Member of Parliament of Ghana
- Incumbent
- Assumed office 2008
- Constituency: Nanton constituency

Personal details
- Born: June 1, 1948 (age 78) Northern Region (Ghana)
- Party: New Patriotic Party
- Education: Kwame Nkrumah University of Science and Technology
- Occupation: Politician

= Iddrisu Abdul-Kareem =

Ghanaian politician

Iddrisu Abdul-Kareem (born June 1, 1948) is a Ghanaian Politician and a member of the Fifth Parliament of the Fourth Republic of Ghana. He represented the Nanton constituency of the Northern region of Ghana.

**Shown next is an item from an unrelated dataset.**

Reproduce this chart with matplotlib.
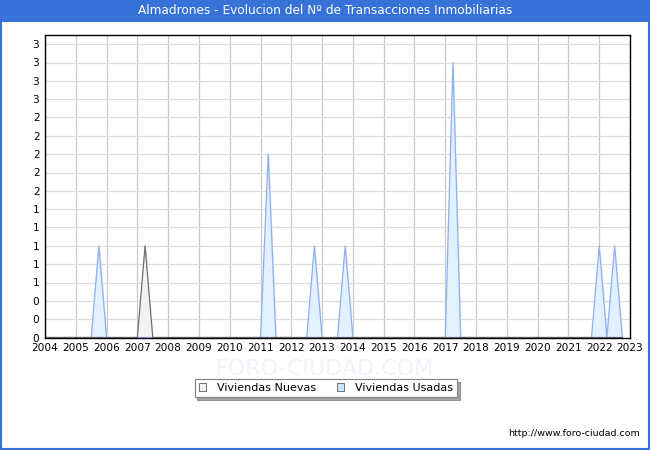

== Early life and education ==
Abdul-Kareem was born on June 1, 1948. He hails from Nanton in the Northern region of Ghana. He obtained a diploma in Accountancy, from the Institute of Planning and Technology Administration of the Kwame Nkrumah University of Science and Technology in 1974.

== Career and politics ==
Abdul-Kareem is the Chief executive officer of Kadil Company Limited in Tamale, Northern region of Ghana. He is a member of the New Patriotic Party. During the 2004 Ghanaian general elections, he contested on the ticket of the New Patriotic Party but lost against Alhaji Alhassan Yakubu of the National Democratic Congress. However, he contested again and won the Nanton constituency seat in the 2008 Ghanaian general election, with a 6,868 votes out of the 14,592 of the valid votes cast representing 45.9%.

== Personal life ==
He is a Muslim and married with seven children.